## [TASK STATEMENT]
Print exactly the lines from the first one down to the line that contains "0.767, 0.771, 0.775];", both included, and skip the pictures.

## [COLLECTED DATA]
+++

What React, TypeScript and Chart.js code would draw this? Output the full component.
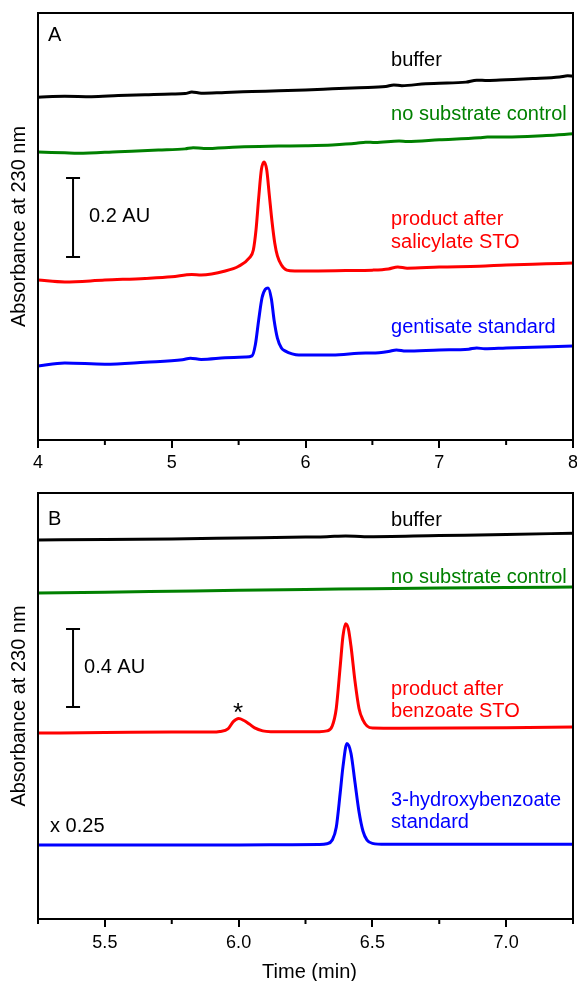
import { useEffect, useRef } from 'react';
import { Chart, registerables } from 'chart.js';

Chart.register(...registerables);

const FONT = '"Liberation Sans", Arial, Helvetica, sans-serif';

// ---------------- Panel A data (time in min, absorbance in AU incl. offset) ----------------
const tA_buffer = [4.0, 4.2, 4.4, 4.6, 4.8, 5.0, 5.1, 5.15, 5.22, 5.4, 5.6, 5.8, 6.0, 6.2, 6.4, 6.6, 6.66, 6.72, 6.9, 7.0, 7.2, 7.28, 7.36, 7.5, 7.7, 7.9, 7.96, 8.0];
const aA_buffer = [0.868, 0.870, 0.869, 0.872, 0.874, 0.876, 0.877, 0.881, 0.878, 0.880, 0.882, 0.884, 0.886, 0.889, 0.892, 0.895, 0.899, 0.897, 0.902, 0.903, 0.906, 0.911, 0.910, 0.912, 0.915, 0.919, 0.922, 0.921];

const tA_control = [4.0, 4.2, 4.3, 4.6, 4.9, 5.1, 5.16, 5.24, 5.5, 5.8, 6.0, 6.2, 6.38, 6.45, 6.52, 6.7, 6.76, 7.0, 7.3, 7.36, 7.5, 7.8, 8.0];
const aA_control = [0.729, 0.727, 0.726, 0.730, 0.734, 0.737, 0.740, 0.738, 0.742, 0.744, 0.745, 0.747, 0.751, 0.754, 0.753, 0.757, 0.756, 0.760, 0.765, 0.767, 0.767, 0.771, 0.775];

const tA_product = [4.0, 4.2, 4.5, 4.8, 5.0, 5.15, 5.22, 5.4, 5.5, 5.58, 5.61, 5.63, 5.65, 5.67, 5.69, 5.71, 5.73, 5.75, 5.77, 5.79, 5.82, 5.86, 5.92, 6.0, 6.3, 6.5, 6.62, 6.69, 6.76, 7.0, 7.3, 7.5, 7.8, 8.0];
const aA_product = [0.405, 0.400, 0.405, 0.409, 0.413, 0.419, 0.418, 0.428, 0.440, 0.461, 0.481, 0.532, 0.613, 0.684, 0.704, 0.684, 0.618, 0.552, 0.499, 0.466, 0.443, 0.430, 0.428, 0.428, 0.429, 0.430, 0.433, 0.438, 0.435, 0.438, 0.440, 0.443, 0.446, 0.448];

const tA_standard = [4.0, 4.2, 4.5, 4.8, 5.08, 5.14, 5.22, 5.4, 5.55, 5.6, 5.625, 5.65, 5.675, 5.70, 5.72, 5.745, 5.765, 5.79, 5.82, 5.85, 5.9, 5.95, 6.2, 6.45, 6.5, 6.62, 6.68, 6.75, 7.0, 7.22, 7.28, 7.34, 7.5, 8.0];
const aA_standard = [0.187, 0.195, 0.192, 0.197, 0.203, 0.207, 0.204, 0.208, 0.210, 0.213, 0.241, 0.304, 0.360, 0.382, 0.385, 0.357, 0.304, 0.258, 0.233, 0.225, 0.218, 0.215, 0.215, 0.220, 0.220, 0.224, 0.228, 0.225, 0.228, 0.230, 0.233, 0.231, 0.233, 0.238];

const ticksA = [4, 4.5, 5, 5.5, 6, 6.5, 7, 7.5, 8];
const tickLabelsA = ['4', '', '5', '', '6', '', '7', '', '8'];

// ---------------- Panel B data ----------------
const tB_buffer = [5.25, 5.5, 5.75, 6.0, 6.25, 6.33, 6.4, 6.47, 6.75, 7.0, 7.25];
const aB_buffer = [1.944, 1.946, 1.949, 1.954, 1.959, 1.961, 1.965, 1.961, 1.967, 1.972, 1.979];

const tB_control = [5.25, 5.5, 5.75, 6.0, 6.25, 6.5, 6.75, 7.0, 7.25];
const aB_control = [1.672, 1.676, 1.681, 1.686, 1.690, 1.694, 1.698, 1.700, 1.703];

const tB_product = [5.25, 5.5, 5.75, 5.9, 5.93, 5.96, 5.98, 6.0, 6.02, 6.04, 6.06, 6.09, 6.12, 6.2, 6.3, 6.33, 6.35, 6.365, 6.38, 6.39, 6.40, 6.41, 6.42, 6.435, 6.45, 6.465, 6.48, 6.5, 6.6, 7.0, 7.25];
const aB_product = [0.954, 0.956, 0.959, 0.959, 0.962, 0.975, 1.012, 1.028, 1.018, 1.000, 0.980, 0.965, 0.961, 0.960, 0.961, 0.965, 0.990, 1.08, 1.30, 1.45, 1.515, 1.49, 1.40, 1.22, 1.08, 1.02, 0.99, 0.980, 0.979, 0.981, 0.985];

const tB_standard = [5.25, 5.5, 5.75, 6.0, 6.2, 6.3, 6.33, 6.35, 6.365, 6.38, 6.39, 6.405, 6.42, 6.435, 6.45, 6.465, 6.48, 6.5, 6.55, 7.0, 7.25];
const aB_standard = [0.379, 0.379, 0.380, 0.380, 0.381, 0.382, 0.386, 0.405, 0.47, 0.65, 0.78, 0.900, 0.85, 0.70, 0.55, 0.45, 0.405, 0.388, 0.383, 0.383, 0.384];

const ticksB = [5.25, 5.5, 5.75, 6.0, 6.25, 6.5, 6.75, 7.0, 7.25];
const tickLabelsB = ['', '5.5', '', '6.0', '', '6.5', '', '7.0', ''];

const BLACK = '#000000';
const GREEN = '#008000';
const RED = '#ff0000';
const BLUE = '#0000ff';

type Label = {
  text: string;
  x: number;
  y: number;
  color: string;
  align?: CanvasTextAlign;
  size?: number;
  baseline?: CanvasTextBaseline;
};

type PanelDef = {
  height: number;
  xMin: number;
  xMax: number;
  yMax: number;
  axisHeight: number;
  tickPad: number;
  ticks: number[];
  tickLabels: string[];
  traces: { t: number[]; a: number[]; color: string }[];
  bar: { x: number; y0: number; len: number };
  labels: Label[];
  xTitle?: { text: string; x: number; y: number };
};

const panelA: PanelDef = {
  height: 480,
  xMin: 4,
  xMax: 8,
  yMax: 1.081,
  axisHeight: 40,
  tickPad: 4,
  ticks: ticksA,
  tickLabels: tickLabelsA,
  traces: [
    { t: tA_buffer, a: aA_buffer, color: BLACK },
    { t: tA_control, a: aA_control, color: GREEN },
    { t: tA_product, a: aA_product, color: RED },
    { t: tA_standard, a: aA_standard, color: BLUE },
  ],
  bar: { x: 4.262, y0: 0.463, len: 0.2 },
  labels: [
    { text: 'A', x: 4.075, y: 1.023, color: BLACK },
    { text: 'buffer', x: 6.64, y: 0.962, color: BLACK },
    { text: 'no substrate control', x: 6.64, y: 0.823, color: GREEN },
    { text: 'product after', x: 6.64, y: 0.557, color: RED },
    { text: 'salicylate STO', x: 6.64, y: 0.501, color: RED },
    { text: 'gentisate standard', x: 6.64, y: 0.286, color: BLUE },
    { text: '0.2 AU', x: 4.381, y: 0.565, color: BLACK },
  ],
};

const panelB: PanelDef = {
  height: 501,
  xMin: 5.25,
  xMax: 7.25,
  yMax: 2.185,
  axisHeight: 62,
  tickPad: 5,
  ticks: ticksB,
  tickLabels: tickLabelsB,
  traces: [
    { t: tB_buffer, a: aB_buffer, color: BLACK },
    { t: tB_control, a: aB_control, color: GREEN },
    { t: tB_product, a: aB_product, color: RED },
    { t: tB_standard, a: aB_standard, color: BLUE },
  ],
  bar: { x: 5.381, y0: 1.087, len: 0.4 },
  labels: [
    { text: 'B', x: 5.287, y: 2.051, color: BLACK },
    { text: 'buffer', x: 6.57, y: 2.046, color: BLACK },
    { text: 'no substrate control', x: 6.57, y: 1.754, color: GREEN },
    { text: '0.4 AU', x: 5.422, y: 1.292, color: BLACK },
    { text: '*', x: 5.998, y: 1.018, color: BLACK, align: 'center', size: 26, baseline: 'alphabetic' },
    { text: 'product after', x: 6.57, y: 1.179, color: RED },
    { text: 'benzoate STO', x: 6.57, y: 1.062, color: RED },
    { text: '3-hydroxybenzoate', x: 6.57, y: 0.610, color: BLUE },
    { text: 'standard', x: 6.57, y: 0.497, color: BLUE },
    { text: 'x 0.25', x: 5.295, y: 0.472, color: BLACK },
  ],
  xTitle: { text: 'Time (min)', x: 6.265, y: 492 },
};

function makePlugin(p: PanelDef) {
  return {
    id: 'panelDecor',
    afterDraw(chart: any) {
      const ctx: CanvasRenderingContext2D = chart.ctx;
      const area = chart.chartArea;
      const xs = chart.scales.x;
      const ys = chart.scales.y;
      ctx.save();
      // frame
      ctx.strokeStyle = BLACK;
      ctx.lineWidth = 2;
      ctx.strokeRect(area.left, area.top, area.right - area.left, area.bottom - area.top);
      // minor ticks
      p.ticks.forEach((v, i) => {
        if (p.tickLabels[i] !== '') return;
        const px = xs.getPixelForValue(v);
        ctx.beginPath();
        ctx.moveTo(px, area.bottom);
        ctx.lineTo(px, area.bottom + 5);
        ctx.stroke();
      });
      // scale bar
      const bx = xs.getPixelForValue(p.bar.x);
      const by0 = ys.getPixelForValue(p.bar.y0);
      const by1 = ys.getPixelForValue(p.bar.y0 + p.bar.len);
      ctx.beginPath();
      ctx.moveTo(bx, by0);
      ctx.lineTo(bx, by1);
      ctx.moveTo(bx - 7, by0);
      ctx.lineTo(bx + 7, by0);
      ctx.moveTo(bx - 7, by1);
      ctx.lineTo(bx + 7, by1);
      ctx.stroke();
      // labels
      p.labels.forEach((l) => {
        ctx.font = `${l.size || 20}px ${FONT}`;
        ctx.textBaseline = l.baseline || 'middle';
        ctx.fillStyle = l.color;
        ctx.textAlign = l.align || 'left';
        ctx.fillText(l.text, xs.getPixelForValue(l.x), ys.getPixelForValue(l.y));
      });
      // y title
      ctx.font = `20px ${FONT}`;
      ctx.textBaseline = 'middle';
      ctx.fillStyle = BLACK;
      ctx.textAlign = 'center';
      ctx.save();
      ctx.translate(19, (area.top + area.bottom) / 2);
      ctx.rotate(-Math.PI / 2);
      ctx.fillText('Absorbance at 230 nm', 0, 0);
      ctx.restore();
      if (p.xTitle) {
        ctx.textAlign = 'center';
        ctx.fillText(p.xTitle.text, xs.getPixelForValue(p.xTitle.x), p.xTitle.y);
      }
      ctx.restore();
    },
  };
}

function buildConfig(p: PanelDef): any {
  return {
    type: 'line',
    data: {
      datasets: p.traces.map((tr) => ({
        data: tr.t.map((t, i) => ({ x: t, y: tr.a[i] })),
        borderColor: tr.color,
        backgroundColor: tr.color,
        borderWidth: 3,
        pointRadius: 0,
        cubicInterpolationMode: 'monotone',
        fill: false,
      })),
    },
    options: {
      animation: false,
      responsive: false,
      maintainAspectRatio: false,
      layout: { padding: { left: 38, right: 4, top: 13, bottom: 0 } },
      plugins: { legend: { display: false }, tooltip: { enabled: false } },
      scales: {
        x: {
          type: 'linear',
          min: p.xMin,
          max: p.xMax,
          afterBuildTicks: (scale: any) => {
            scale.ticks = p.ticks.map((v) => ({ value: v }));
          },
          afterFit: (scale: any) => {
            scale.height = p.axisHeight;
            scale.paddingLeft = 0;
            scale.paddingRight = 0;
          },
          ticks: {
            autoSkip: false,
            maxRotation: 0,
            minRotation: 0,
            padding: p.tickPad,
            color: BLACK,
            font: { family: FONT, size: 18 },
            callback: (_v: any, i: number) => p.tickLabels[i],
          },
          grid: {
            drawOnChartArea: false,
            drawTicks: true,
            tickLength: 8,
            lineWidth: 2,
            tickWidth: 2,
            tickColor: (c: any) => (p.tickLabels[c.index] === '' ? 'rgba(0,0,0,0)' : BLACK),
          },
          border: { display: false },
        },
        y: { type: 'linear', display: false, min: 0, max: p.yMax },
      },
    },
    plugins: [makePlugin(p)],
  };
}

function Panel({ def }: { def: PanelDef }) {
  const ref = useRef<HTMLCanvasElement>(null);
  useEffect(() => {
    if (!ref.current) return;
    const chart = new Chart(ref.current, buildConfig(def));
    return () => chart.destroy();
  }, [def]);
  return (
    <canvas
      ref={ref}
      width={577}
      height={def.height}
      style={{ display: 'block', width: 577, height: def.height }}
    />
  );
}

export default function App() {
  useEffect(() => {
    document.body.style.margin = '0';
  }, []);
  return (
    <div style={{ position: 'absolute', left: 0, top: 0, width: 577, height: 981, background: '#ffffff' }}>
      <Panel def={panelA} />
      <Panel def={panelB} />
    </div>
  );
}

+++

## [ANSWER BELOW]
What React, TypeScript and Chart.js code would draw this? Output the full component.
import { useEffect, useRef } from 'react';
import { Chart, registerables } from 'chart.js';

Chart.register(...registerables);

const FONT = '"Liberation Sans", Arial, Helvetica, sans-serif';

// ---------------- Panel A data (time in min, absorbance in AU incl. offset) ----------------
const tA_buffer = [4.0, 4.2, 4.4, 4.6, 4.8, 5.0, 5.1, 5.15, 5.22, 5.4, 5.6, 5.8, 6.0, 6.2, 6.4, 6.6, 6.66, 6.72, 6.9, 7.0, 7.2, 7.28, 7.36, 7.5, 7.7, 7.9, 7.96, 8.0];
const aA_buffer = [0.868, 0.870, 0.869, 0.872, 0.874, 0.876, 0.877, 0.881, 0.878, 0.880, 0.882, 0.884, 0.886, 0.889, 0.892, 0.895, 0.899, 0.897, 0.902, 0.903, 0.906, 0.911, 0.910, 0.912, 0.915, 0.919, 0.922, 0.921];

const tA_control = [4.0, 4.2, 4.3, 4.6, 4.9, 5.1, 5.16, 5.24, 5.5, 5.8, 6.0, 6.2, 6.38, 6.45, 6.52, 6.7, 6.76, 7.0, 7.3, 7.36, 7.5, 7.8, 8.0];
const aA_control = [0.729, 0.727, 0.726, 0.730, 0.734, 0.737, 0.740, 0.738, 0.742, 0.744, 0.745, 0.747, 0.751, 0.754, 0.753, 0.757, 0.756, 0.760, 0.765, 0.767, 0.767, 0.771, 0.775];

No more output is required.